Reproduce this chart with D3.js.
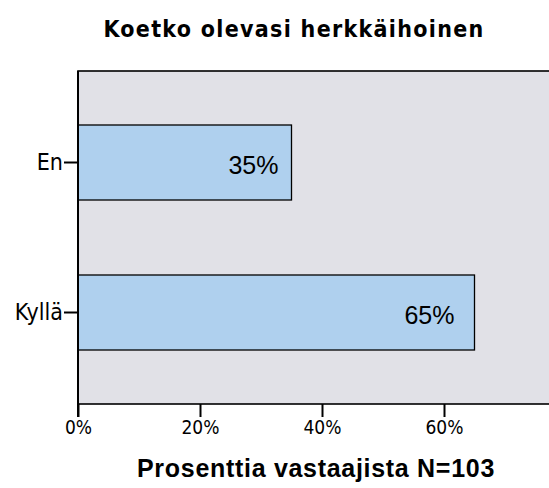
<!DOCTYPE html>
<html>
<head>
<meta charset="utf-8">
<script src="https://cdn.jsdelivr.net/npm/d3@7"></script>
<style>
  body { margin: 0; background: #fff; }
  svg { display: block; }
</style>
</head>
<body>
<svg id="chart"></svg>
<script>
const categories = ["En", "Kyllä"];
const percents = [35, 65];
const xTicks = [0, 20, 40, 60];
const title = "Koetko olevasi herkkäihoinen";
const xTitle = "Prosenttia vastaajista N=103";

const width = 549;
const height = 488;
const margin = { top: 71, right: -17, bottom: 84, left: 78 };
const labelInset = [13, 20];

const svg = d3.select("#chart")
    .attr("width", width)
    .attr("height", height);

const xScale = d3.scaleLinear()
    .domain([0, 80])
    .range([margin.left, width - margin.right]);

const yScale = d3.scaleBand()
    .domain(categories)
    .range([margin.top, height - margin.bottom])
    .paddingInner(0.5)
    .paddingOuter(0.36);

// plot background
svg.append("rect")
    .attr("x", margin.left)
    .attr("y", margin.top)
    .attr("width", width - margin.right - margin.left)
    .attr("height", height - margin.bottom - margin.top)
    .attr("fill", "#e1e1e7")
    .attr("stroke", "#000")
    .attr("stroke-width", 1.6);

// bars
svg.selectAll("rect.bar")
    .data(categories)
    .enter().append("rect")
    .attr("class", "bar")
    .attr("x", xScale(0))
    .attr("y", d => yScale(d))
    .attr("width", (d, i) => xScale(percents[i]) - xScale(0))
    .attr("height", yScale.bandwidth())
    .attr("fill", "#afd0ee")
    .attr("stroke", "#000")
    .attr("stroke-width", 1.3);

// value labels
svg.selectAll("text.val")
    .data(categories)
    .enter().append("text")
    .attr("class", "val")
    .attr("x", (d, i) => xScale(percents[i]) - labelInset[i])
    .attr("y", d => yScale(d) + yScale.bandwidth() / 2 + 11)
    .attr("text-anchor", "end")
    .style("font-family", "'Liberation Sans', Arial, sans-serif")
    .style("font-size", "25px")
    .attr("fill", "#000")
    .text((d, i) => percents[i] + "%");

// x axis
const xAxis = svg.append("g")
    .attr("transform", `translate(0, ${height - margin.bottom})`)
    .call(d3.axisBottom(xScale)
        .tickValues(xTicks)
        .tickFormat(d => d + "%")
        .tickSize(13)
        .tickPadding(4));
xAxis.select(".domain").remove();
xAxis.selectAll("line").attr("stroke", "#000").attr("stroke-width", 2);
xAxis.selectAll("text")
    .style("font-family", "'DejaVu Sans Condensed', 'DejaVu Sans', sans-serif")
    .style("font-size", "19px")
    .attr("fill", "#000");

// y axis
const yAxis = svg.append("g")
    .attr("transform", `translate(${margin.left}, 0)`)
    .call(d3.axisLeft(yScale).tickSize(14).tickPadding(1));
yAxis.select(".domain")
    .attr("d", `M0,${margin.top}V${height - margin.bottom + 13}`)
    .attr("stroke", "#000")
    .attr("stroke-width", 2);
yAxis.selectAll("line").attr("stroke", "#000").attr("stroke-width", 2);
yAxis.selectAll("text")
    .style("font-family", "'DejaVu Sans Condensed', 'DejaVu Sans', sans-serif")
    .style("font-size", "23px")
    .attr("fill", "#000");

// titles
svg.append("text")
    .attr("x", 294)
    .attr("y", 37)
    .attr("text-anchor", "middle")
    .style("font-family", "'DejaVu Sans Condensed', 'DejaVu Sans', sans-serif")
    .style("font-weight", "bold")
    .style("font-size", "23px")
    .style("letter-spacing", "1.3px")
    .text(title);

svg.append("text")
    .attr("x", 316)
    .attr("y", 477)
    .attr("text-anchor", "middle")
    .style("font-family", "'Liberation Sans', Arial, sans-serif")
    .style("font-weight", "bold")
    .style("font-size", "25px")
    .style("letter-spacing", "0.7px")
    .text(xTitle);
</script>
</body>
</html>
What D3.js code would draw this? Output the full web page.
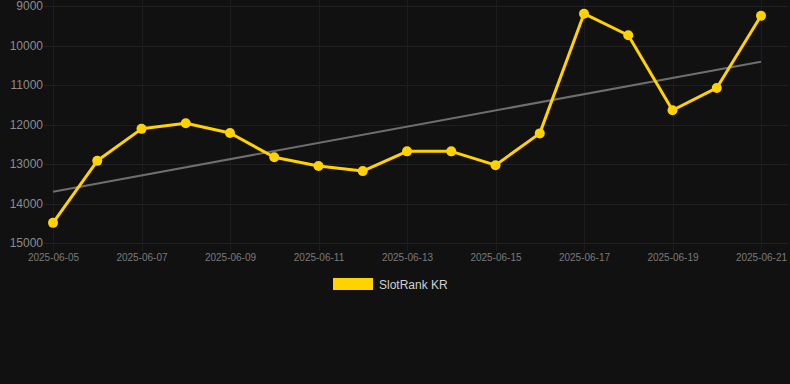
<!DOCTYPE html>
<html>
<head>
<meta charset="utf-8">
<script src="https://cdn.jsdelivr.net/npm/d3@7"></script>
<style>
  html, body { margin: 0; padding: 0; background: #111111; }
  svg { display: block; font-family: "Liberation Sans", Arial, sans-serif; }
</style>
</head>
<body>
<svg id="chart" width="790" height="384"></svg>
<script>
// data
const dates = ["2025-06-05", "2025-06-06", "2025-06-07", "2025-06-08", "2025-06-09", "2025-06-10",
  "2025-06-11", "2025-06-12", "2025-06-13", "2025-06-14", "2025-06-15", "2025-06-16",
  "2025-06-17", "2025-06-18", "2025-06-19", "2025-06-20", "2025-06-21"];
const ranks = [14490, 12920, 12110, 11970, 12215, 12830, 13050, 13180, 12680, 12680,
  13030, 12225, 9195, 9740, 11640, 11075, 9245];
const trendDates = ["2025-06-05", "2025-06-21"];
const trendValues = [13700, 10410];
const yTicks = [9000, 10000, 11000, 12000, 13000, 14000, 15000];
const xTicks = ["2025-06-05", "2025-06-07", "2025-06-09", "2025-06-11", "2025-06-13",
  "2025-06-15", "2025-06-17", "2025-06-19", "2025-06-21"];
const seriesName = "SlotRank KR";

const parse = d3.utcParse("%Y-%m-%d");
const fmt = d3.utcFormat("%Y-%m-%d");

const svg = d3.select("#chart");
svg.append("rect").attr("width", 790).attr("height", 384).attr("fill", "#111111");

const x = d3.scaleUtc()
  .domain([parse(dates[0]), parse(dates[dates.length - 1])])
  .range([53, 761]);

const y = d3.scaleLinear()
  .domain([9000, 15000])
  .range([6, 243]);

// grid
const grid = svg.append("g");
grid.selectAll(".hgrid")
  .data(yTicks)
  .enter()
  .append("line")
  .attr("x1", 44)
  .attr("x2", 788)
  .attr("y1", (d) => Math.round(y(d)) + 0.5)
  .attr("y2", (d) => Math.round(y(d)) + 0.5)
  .attr("stroke", "#202020")
  .attr("stroke-width", 1);

grid.selectAll(".vgrid")
  .data(xTicks)
  .enter()
  .append("line")
  .attr("x1", (d) => Math.round(x(parse(d))) + 0.5)
  .attr("x2", (d) => Math.round(x(parse(d))) + 0.5)
  .attr("y1", 0)
  .attr("y2", 251)
  .attr("stroke", "#1d1d1d")
  .attr("stroke-width", 1);

// y axis labels
const yAxis = svg.append("g")
  .attr("transform", "translate(44,0)")
  .call(d3.axisLeft(y).tickValues(yTicks).tickSize(0).tickPadding(1).tickFormat(d3.format("d")));
yAxis.select(".domain").remove();
yAxis.selectAll("text")
  .attr("fill", "#8c8c8c")
  .attr("font-size", 12)
  .attr("font-family", "Liberation Sans, Arial, sans-serif");

// x axis labels
const xAxis = svg.append("g")
  .attr("transform", "translate(0,251)")
  .call(d3.axisBottom(x).tickValues(xTicks.map(parse)).tickSize(0).tickPadding(3).tickFormat(fmt));
xAxis.select(".domain").remove();
xAxis.selectAll("text")
  .attr("fill", "#7a7a7a")
  .attr("font-size", 10)
  .attr("font-family", "Liberation Sans, Arial, sans-serif");

// trend line
svg.append("path")
  .datum(trendDates.map((d, i) => ({ date: parse(d), value: trendValues[i] })))
  .attr("fill", "none")
  .attr("stroke", "#6e6e6e")
  .attr("stroke-width", 2)
  .attr("d", d3.line().x((d) => x(d.date)).y((d) => y(d.value)));

// series
const points = dates.map((d, i) => ({ date: parse(d), value: ranks[i] }));

svg.append("path")
  .datum(points)
  .attr("fill", "none")
  .attr("stroke", "#FFD200")
  .attr("stroke-width", 3)
  .attr("stroke-linejoin", "round")
  .attr("d", d3.line().x((d) => x(d.date)).y((d) => y(d.value)));

svg.append("g")
  .selectAll("circle")
  .data(points)
  .enter()
  .append("circle")
  .attr("cx", (d) => x(d.date))
  .attr("cy", (d) => y(d.value))
  .attr("r", 5)
  .attr("fill", "#FFD200");

// legend
svg.append("rect")
  .attr("x", 333)
  .attr("y", 278)
  .attr("width", 40)
  .attr("height", 12)
  .attr("fill", "#FFD200");

svg.append("text")
  .attr("x", 379)
  .attr("y", 288.5)
  .attr("fill", "#d0d0d0")
  .attr("font-size", 12)
  .text(seriesName);
</script>
</body>
</html>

## YOUR TASK:
Using the records given above, list every line that includes the word "chart".

## ANSWER FOR THIS EXERCISE:
Reproduce this chart with D3.js.
<svg id="chart"></svg>
const svg = d3.select("#chart")
<svg id="chart" width="790" height="384"></svg>
const svg = d3.select("#chart");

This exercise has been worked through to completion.